I know I’ve said it a million times already, but Disney hit its stride with Mickey Mouse in late 1932, and all of the 1933 shorts have kept that going. The Mail Pilot is no exception, featuring some fantastic animation to compliment a simple but fun plot.
This one features Mickey as a pilot carrying an important package, looking to avoid the mail bandit Pete. Of course, that doesn’t happen, and the two battle it out in the skies, using their planes to fight high and low. Our hero ends up winning, and delivers the package as required as well as turning Pete over to the authorities.
The animation in The Mail Pilot is outstanding, not just getting us from point A to point B, or plodding along from side to side, but taking dynamic angles, shooting the camera straight on at Mickey flying in the rain, looking up or down at the planes in flight and making sure to keep the action in full focus.
This is probably the most dynamic of the Mickey shorts in quite some time, for that reason. This features Mickey as the dashing hero, a role he has not played since his earliest appearances. Certainly, he gets menaced and is the underdog, but he resorts to quick thinking, trying to make his downed plane into a helicopter with a jury-rigged clothesline or taking the propeller off a windmill to power his plane.
There’s also a bit of the romantic, as Mickey has a picture of Minnie with him in the plane. It’s a bit of a prescient piece, as this is still 6 years before World War II, when many American men would be in planes with pictures of their sweethearts. Here, it’s a simple gag, but Minnie’s picture gives Mickey the strength to push forward.

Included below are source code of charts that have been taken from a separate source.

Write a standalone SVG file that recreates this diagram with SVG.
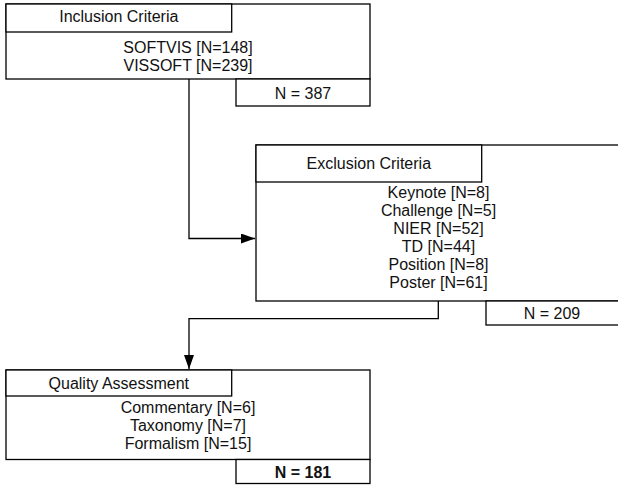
<svg xmlns="http://www.w3.org/2000/svg" width="618" height="485" viewBox="0 0 618 485">
<style>
.box{fill:#fff;stroke:#000;stroke-width:1.3}
.t{font-family:"Liberation Sans",Arial,Helvetica,sans-serif;font-size:16px;fill:#111;text-anchor:middle}
.b{font-weight:bold}
.c{fill:none;stroke:#000;stroke-width:1.3}
</style>
<defs>
<marker id="ah" markerWidth="14" markerHeight="10" refX="14" refY="5" orient="auto" markerUnits="userSpaceOnUse">
<path d="M0,0 L14,5 L0,10 Z" fill="#000"/>
</marker>
</defs>
<rect width="618" height="485" fill="#fff"/>
<g id="connectors">
<path class="c" d="M189,79 V238.5 H255" marker-end="url(#ah)"/>
<path class="c" d="M438.3,301 V318.7 H189 V369" marker-end="url(#ah)"/>
</g>
<g id="inclusion">
<rect class="box" x="6" y="4" width="364" height="75"/>
<rect class="box" x="6" y="4" width="225.7" height="28"/>
<text class="t" x="118.8" y="22">Inclusion Criteria</text>
<text class="t" x="188" y="52.6">SOFTVIS [N=148]</text>
<text class="t" x="188" y="70.7">VISSOFT [N=239]</text>
<rect class="box" x="236" y="79" width="134" height="27"/>
<text class="t" x="303" y="99">N = 387</text>
</g>
<g id="exclusion">
<rect class="box" x="256" y="145" width="364" height="156"/>
<rect class="box" x="256" y="145" width="225.7" height="37"/>
<text class="t" x="368.8" y="169.3">Exclusion Criteria</text>
<text class="t" x="438.5" y="197.7">Keynote [N=8]</text>
<text class="t" x="438.5" y="215.8">Challenge [N=5]</text>
<text class="t" x="438.5" y="233.9">NIER [N=52]</text>
<text class="t" x="438.5" y="252">TD [N=44]</text>
<text class="t" x="438.5" y="270.1">Position [N=8]</text>
<text class="t" x="438.5" y="288.3">Poster [N=61]</text>
<rect class="box" x="486" y="301" width="134" height="24"/>
<text class="t" x="552" y="319.3">N = 209</text>
</g>
<g id="quality">
<rect class="box" x="6" y="370" width="364" height="89.5"/>
<rect class="box" x="6" y="370" width="225.7" height="26"/>
<text class="t" x="118.8" y="389.3">Quality Assessment</text>
<text class="t" x="188" y="413.3">Commentary [N=6]</text>
<text class="t" x="188" y="431.3">Taxonomy [N=7]</text>
<text class="t" x="188" y="449.3">Formalism [N=15]</text>
<rect class="box" x="236" y="459.5" width="134" height="24"/>
<text class="t b" x="303" y="478.3">N = 181</text>
</g>
</svg>
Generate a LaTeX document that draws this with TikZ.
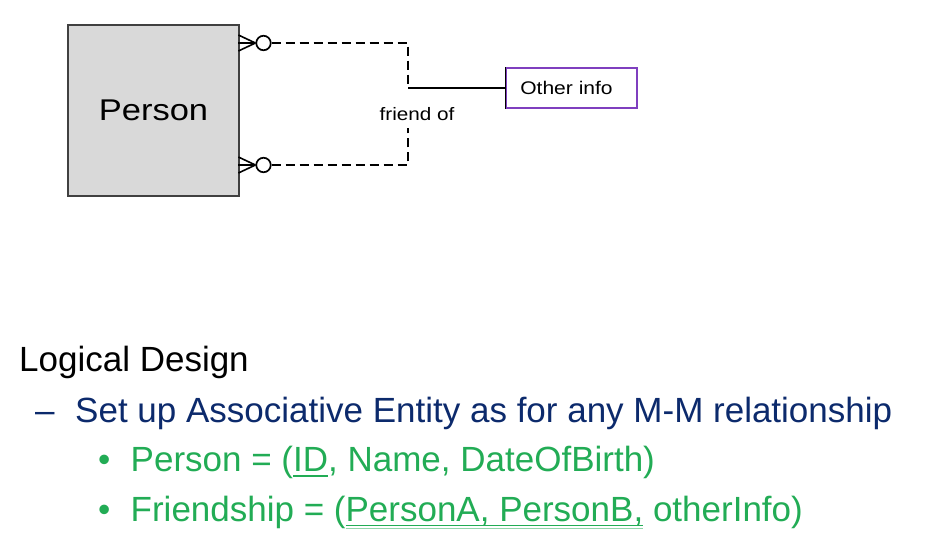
\documentclass[tikz,border=0pt]{standalone}
\usepackage{fontspec}
\setmainfont{Liberation Sans}
\newfontfamily\wideface{Liberation Sans}[FakeStretch=1.15]
\definecolor{boxgray}{HTML}{D9D9D9}
\definecolor{infoline}{HTML}{7F3FBF}
\definecolor{headnavy}{HTML}{0C2A6C}
\definecolor{pointgreen}{HTML}{22AC55}
\newcommand{\keyline}[1]{\setbox0\hbox{#1}\rlap{\copy0}\rule[-5.5pt]{\wd0}{1.5pt}}
\newcommand{\keyboth}[1]{\setbox0\hbox{#1}\rlap{\copy0}\rlap{\rule[-5pt]{\wd0}{1.4pt}}{\color{pointgreen!50}\rule[-8pt]{\wd0}{1.4pt}}}

\begin{document}
\begin{tikzpicture}[x=1pt,y=-1pt,
	entity/.style={draw=black!75, line width=1.6pt, fill=boxgray, minimum width=171pt, minimum height=171pt, inner sep=0pt},
	optring/.style={circle, draw, line width=1.7pt, minimum size=14.5pt, inner sep=0pt, fill=white},
	reldash/.style={line width=1.8pt, dash pattern=on 9pt off 5pt},
	slide/.style={anchor=base west, inner sep=0pt, font=\fontsize{35}{41}\selectfont}]
		\useasboundingbox (0,0) rectangle (944,558);
		\node[entity, font=\wideface\fontsize{30}{34}\selectfont] (person) at (153.5,110.5) {Person};
		\node[optring] (ringA) at (263.5,43) {};
		\node[optring] (ringB) at (263.5,165) {};
		\foreach \dy in {-8,0,8} {
			\path [draw, line width=1.6pt] (ringA.west) -- ++(-17,\dy);
			\path [draw, line width=1.6pt] (ringB.west) -- ++(-17,\dy);
		}
		\coordinate (bendA) at (408,88);
		\coordinate (bendB) at (408,128);
		\draw[reldash] (ringA) -| (bendA);
		\draw[reldash] (ringB) -| (bendB);
		\node[anchor=base, font=\wideface\fontsize{18}{22}\selectfont] (friend) at (417,120) {friend of};
		\node[draw=infoline, line width=1.1pt, minimum width=131pt, minimum height=40pt, inner xsep=0pt,
			font=\wideface\fontsize{18.3}{22}\selectfont] (info) at (571.5,88) {Other info\rule{10pt}{0pt}};
		\draw[line width=1.3pt] (bendA) -- (info);
		\draw[line width=1.6pt] (info.north west) -- (info.south west);
		\node[slide] (logical) at (19,371) {Logical Design};
		\node[slide, text=headnavy] (dash) at (35,422) {–};
		\node[slide, text=headnavy] (setup) at (75,422) {Set up Associative Entity as for any M-M relationship};
		\node[slide, text=pointgreen] (dotA) at (98,471) {•};
		\node[slide, text=pointgreen] (pkeys) at (130.5,471) {Person = (\keyline{ID}, Name, DateOfBirth)};
		\node[slide, text=pointgreen] (dotB) at (98,521) {•};
		\node[slide, text=pointgreen] (fkeys) at (130.5,521) {Friendship = (\keyboth{PersonA, PersonB,} otherInfo)};
	\end{tikzpicture}
\end{document}
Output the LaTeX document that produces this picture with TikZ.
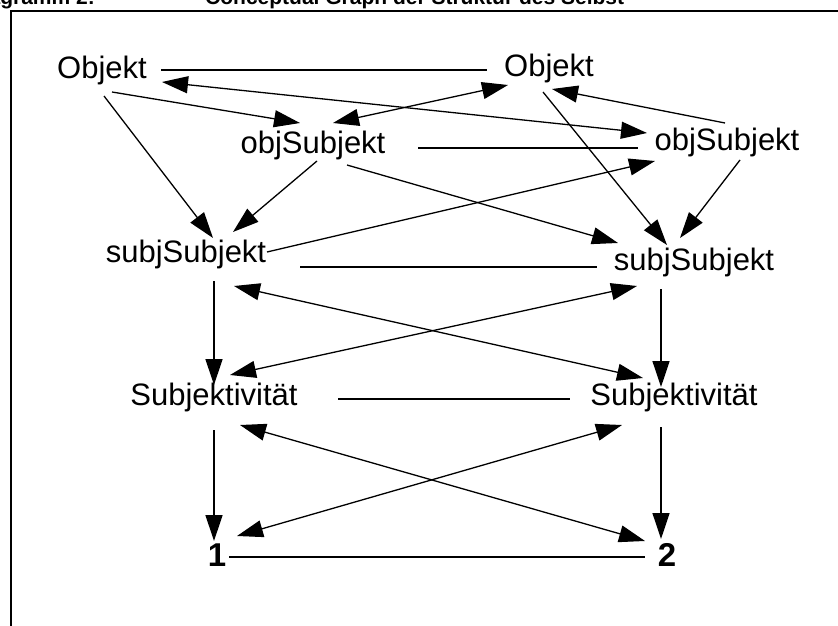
\documentclass[tikz,border=0pt]{standalone}
\usepackage{fontspec}
\setmainfont{Liberation Sans}
\usetikzlibrary{arrows.meta}
\tikzset{
  lbl/.style={anchor=base, inner sep=0pt, font=\fontsize{31}{31}\selectfont},
  numlbl/.style={anchor=base, inner sep=0pt, font=\bfseries\fontsize{33}{33}\selectfont},
  hdr/.style={inner sep=0pt, font=\bfseries\fontsize{21}{21}\selectfont},
  conn/.style={line width=1.3pt},
  arr/.style={conn, -{Triangle[length=26pt, width=17pt]}},
  darr/.style={conn, {Triangle[length=26pt, width=17pt]}-{Triangle[length=26pt, width=17pt]}},
  frame/.style={line width=2.7pt}
}
\begin{document}
\begin{tikzpicture}[x=1pt, y=-1pt]
\useasboundingbox (0,0) rectangle (838,626);
% header (cut at top)
\node[hdr, anchor=base east] (h1) at (95,5) {Diagramm 2:};
\node[hdr, anchor=base west] (h2) at (205,5) {Conceptual Graph der Struktur des Selbst};
% frame
\draw[frame] (11,640) -- (11,11) -- (850,11);
% nodes
\node[lbl] (oL)  at (102,78)  {Objekt};
\node[lbl] (oR)  at (549,77)  {Objekt};
\node[lbl] (osL) at (313,153) {objSubjekt};
\node[lbl] (osR) at (727,150) {objSubjekt};
\node[lbl] (ssL) at (186,262) {subjSubjekt};
\node[lbl] (ssR) at (694,270) {subjSubjekt};
\node[lbl] (sL)  at (214,405) {Subjektivität};
\node[lbl] (sR)  at (674,405) {Subjektivität};
\node[numlbl] (n1) at (217,566) {1};
\node[numlbl] (n2) at (667,566) {2};
% undirected horizontal links
\draw[conn] ([shift={(59,-8)}]oL.base) -- ([shift={(-62,-7)}]oR.base);
\draw[conn] ([shift={(105,-5)}]osL.base) -- ([shift={(-89,-2)}]osR.base);
\draw[conn] ([shift={(114,5)}]ssL.base) -- ([shift={(-97,-3)}]ssR.base);
\draw[conn] ([shift={(124,-6)}]sL.base) -- ([shift={(-104,-6)}]sR.base);
\draw[conn] ([shift={(12,-9)}]n1.base) -- ([shift={(-22,-9)}]n2.base);
% arrows
\draw[arr]  ([shift={(10,14)}]oL.base) -- ([shift={(-13,-30)}]osL.base);
\draw[darr] ([shift={(60,4)}]oL.base) -- ([shift={(-80,-17)}]osR.base);
\draw[darr] ([shift={(20,-30)}]osL.base) -- ([shift={(-41,8)}]oR.base);
\draw[arr]  ([shift={(-2,-27)}]osR.base) -- ([shift={(3,12)}]oR.base);
\draw[arr]  ([shift={(-6,15)}]oR.base) -- ([shift={(-27,-25)}]ssR.base);
\draw[arr]  ([shift={(13,10)}]osR.base) -- ([shift={(-14,-32)}]ssR.base);
\draw[arr]  ([shift={(34,12)}]osL.base) -- ([shift={(-76,-27)}]ssR.base);
\draw[arr]  ([shift={(81,-10)}]ssL.base) -- ([shift={(-72,11)}]osR.base);
\draw[arr]  ([shift={(2,18)}]oL.base) -- ([shift={(27,-24)}]ssL.base);
\draw[arr]  ([shift={(4,8)}]osL.base) -- ([shift={(47,-30)}]ssL.base);
\draw[arr]  ([shift={(28,19)}]ssL.base) -- ([shift={(0,-20)}]sL.base);
\draw[arr]  ([shift={(-33,19)}]ssR.base) -- ([shift={(-13,-18)}]sR.base);
\draw[darr] ([shift={(48,24)}]ssL.base) -- ([shift={(-31,-27)}]sR.base);
\draw[darr] ([shift={(16,-30)}]sL.base) -- ([shift={(-57,16)}]ssR.base);
\draw[arr]  ([shift={(0,25)}]sL.base) -- ([shift={(-3,-25)}]n1.base);
\draw[arr]  ([shift={(-13,22)}]sR.base) -- ([shift={(-6,-27)}]n2.base);
\draw[darr] ([shift={(26,20)}]sL.base) -- ([shift={(-22,-25)}]n2.base);
\draw[darr] ([shift={(-52,20)}]sR.base) -- ([shift={(20,-30)}]n1.base);
\end{tikzpicture}
\end{document}
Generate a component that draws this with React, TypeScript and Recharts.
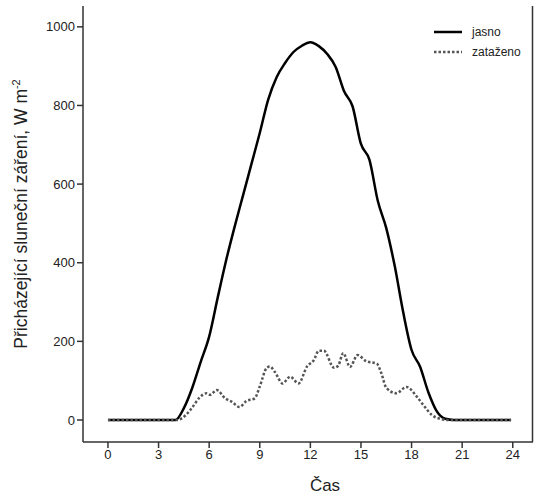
import React from 'react';
import { LineChart, Line, XAxis, YAxis, CartesianGrid } from 'recharts';

// hodiny a záření pro jasný den (W m-2)
const clearHours = [0, 1, 2, 3, 4, 4.5, 5, 5.5, 6, 6.5, 7, 7.5, 8, 8.5, 9, 9.5, 10, 10.5, 11, 11.5, 12, 12.5, 13, 13.5, 14, 14.5, 15, 15.5, 16, 16.5, 17, 17.5, 18, 18.5, 19, 19.5, 20, 20.5, 21, 22, 23, 23.9];
const clearValues = [0, 0, 0, 0, 0, 30, 82, 148, 212, 310, 405, 490, 570, 650, 730, 815, 872, 908, 936, 952, 961, 951, 931, 898, 836, 798, 702, 662, 557, 488, 392, 275, 178, 136, 70, 22, 3, 0, 0, 0, 0, 0];

// zataženo
const cloudyHours = [0, 1, 2, 3, 4.1, 4.6, 5, 5.45, 5.85, 6.05, 6.45, 6.95, 7.35, 7.8, 8.2, 8.7, 9, 9.4, 9.6, 9.9, 10.35, 10.8, 11.3, 11.8, 12.2, 12.5, 12.8, 13.4, 13.65, 13.95, 14.35, 14.8, 15.3, 15.95, 16.2, 16.5, 17.1, 17.7, 18.3, 18.7, 19.2, 19.7, 20.2, 21, 22, 23, 23.9];
const cloudyValues = [0, 0, 0, 0, 0, 12, 32, 58, 68, 64, 76, 55, 46, 33, 48, 55, 85, 132, 136, 122, 93, 110, 93, 136, 152, 176, 176, 133, 138, 170, 135, 165, 150, 143, 120, 82, 68, 84, 60, 38, 13, 3, 0, 0, 0, 0, 0];

const xTicks = [0, 3, 6, 9, 12, 15, 18, 21, 24];
const yTicks = [0, 200, 400, 600, 800, 1000];
const xDomain: [number, number] = [-1.48, 25.2];
const yDomain: [number, number] = [-56, 1053];

const clearData = clearHours.map((h, i) => ({ h, v: clearValues[i] }));
const cloudyData = cloudyHours.map((h, i) => ({ h, v: cloudyValues[i] }));

const FONT = '"Liberation Sans", Arial, sans-serif';

const YLabel = () => (
  <text
    transform="translate(27, 214) rotate(-90)"
    textAnchor="middle"
    fontFamily={FONT}
    fontSize={17.5}
    fill="#222"
  >
    Přicházející sluneční záření, W m
    <tspan dy={-7} fontSize={11}>-2</tspan>
  </text>
);

const LegendBox = () => (
  <div style={{ position: 'absolute', left: 434, top: 22, fontFamily: FONT, fontSize: 12, color: '#222' }}>
    <div style={{ display: 'flex', alignItems: 'center', height: 20 }}>
      <svg width={30} height={6}><line x1={0} y1={3} x2={28} y2={3} stroke="#000" strokeWidth={2.5} /></svg>
      <span style={{ marginLeft: 8 }}>jasno</span>
    </div>
    <div style={{ display: 'flex', alignItems: 'center', height: 20 }}>
      <svg width={30} height={6}><line x1={0} y1={3} x2={28} y2={3} stroke="#555" strokeWidth={2.5} strokeDasharray="2.5 2" /></svg>
      <span style={{ marginLeft: 8 }}>zataženo</span>
    </div>
  </div>
);

export default function App() {
  return (
    <div style={{ position: 'absolute', left: 0, top: 0, width: 535, height: 495, background: '#fff' }}>
      <LineChart width={535} height={495} margin={{ top: 6, right: 2, left: 0, bottom: 0 }}>
        {/* horní a pravá strana rámečku jako mřížka na okraji domény */}
        <CartesianGrid
          horizontalValues={[yDomain[1] - 1]}
          verticalValues={[xDomain[1] - 0.03]}
          stroke="#333"
          strokeWidth={1.5}
        />
        <XAxis
          type="number"
          dataKey="h"
          domain={xDomain}
          allowDataOverflow
          ticks={xTicks}
          height={53}
          stroke="#333"
          strokeWidth={1.5}
          tickSize={6}
          tick={{ fontFamily: FONT, fontSize: 13, fill: '#222' }}
          label={{ value: 'Čas', position: 'insideBottom', offset: 4, dx: 17, fontFamily: FONT, fontSize: 17, fill: '#222' }}
        />
        <YAxis
          type="number"
          domain={yDomain}
          allowDataOverflow
          ticks={yTicks}
          width={83}
          stroke="#333"
          strokeWidth={1.5}
          tickSize={6}
          tick={{ fontFamily: FONT, fontSize: 13, fill: '#222' }}
          label={<YLabel />}
        />
        <Line data={clearData} dataKey="v" type="monotone" stroke="#000" strokeWidth={2.5} dot={false} isAnimationActive={false} />
        <Line data={cloudyData} dataKey="v" type="monotone" stroke="#555" strokeWidth={2.5} strokeDasharray="2.5 2" dot={false} isAnimationActive={false} />
      </LineChart>
      <LegendBox />
    </div>
  );
}
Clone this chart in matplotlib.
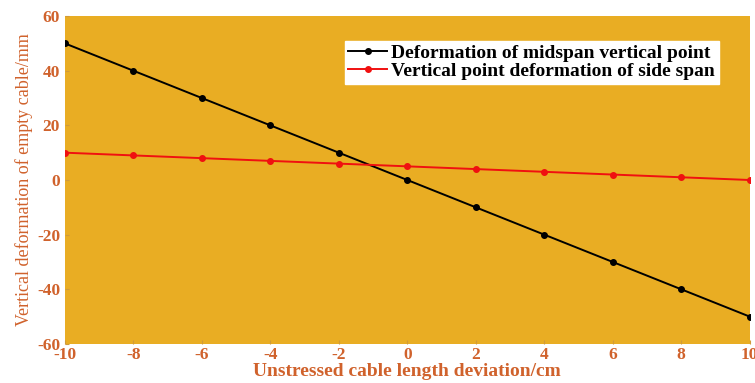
import matplotlib.pyplot as plt

# cable length deviation (cm) and resulting deformation (mm)
deviation = [-10, -8, -6, -4, -2, 0, 2, 4, 6, 8, 10]
midspan = [50, 40, 30, 20, 10, 0, -10, -20, -30, -40, -50]
side_span = [10, 9, 8, 7, 6, 5, 4, 3, 2, 1, 0]

text_color = "#D0622C"
plt.rcParams["font.family"] = ["Liberation Serif", "DejaVu Serif"]
plt.rcParams["font.weight"] = "bold"
plt.rcParams["axes.unicode_minus"] = False

fig = plt.figure(figsize=(7.55, 3.83), dpi=100)
ax = fig.add_axes([0.086, 0.102, 0.907, 0.856])
ax.set_facecolor("#E9AD23")

ax.plot(deviation, midspan, color="black", marker="o", markersize=4,
        linewidth=1.4, label="Deformation of midspan vertical point")
ax.plot(deviation, side_span, color="#F01010", marker="o", markersize=4,
        linewidth=1.4, label="Vertical point deformation of side span")

ax.set_xlim(-10, 10)
ax.set_ylim(-60, 60)
ax.set_xticks(range(-10, 11, 2))
ax.set_yticks(range(-60, 61, 20))
for spine in ax.spines.values():
    spine.set_visible(False)
ax.tick_params(direction="in", length=3, colors="#D09A3A", labelcolor=text_color,
               labelsize=12.5)
ax.tick_params(axis="x", pad=2)
for lbl in ax.get_xticklabels() + ax.get_yticklabels():
    lbl.set_fontweight("bold")

ax.set_xlabel("Unstressed cable length deviation/cm", color=text_color,
              fontsize=14, fontweight="bold", labelpad=0)
ax.set_ylabel("Vertical deformation of empty cable/mm", color=text_color,
              fontsize=13, fontweight="normal", labelpad=3)

leg = ax.legend(loc="upper right", bbox_to_anchor=(0.955, 0.925), fontsize=14,
                frameon=True, fancybox=False, framealpha=1, edgecolor="white",
                handlelength=2.0, handletextpad=0.2, borderpad=0.2,
                labelspacing=0.0, borderaxespad=0)
for t in leg.get_texts():
    t.set_fontweight("bold")

fig.savefig("out.png", dpi=100)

The gags here are pretty darn good as well, including the ways Mickey makes his plane keep going that I mentioned before. There’s also some great gags like Pete being dragged through a church steeple and then to the ground, having the church bells wrapped around him as he clanks his way into a mail bag to be captured.
I think The Mail Pilot might be my new favorite of 1933. Considering I’ve said that about three times now, it shows you how high the quality of these shorts is. Disney found a formula that works with Mickey in the 1932-33 era, and it makes me pretty happy just to be watching the greatness.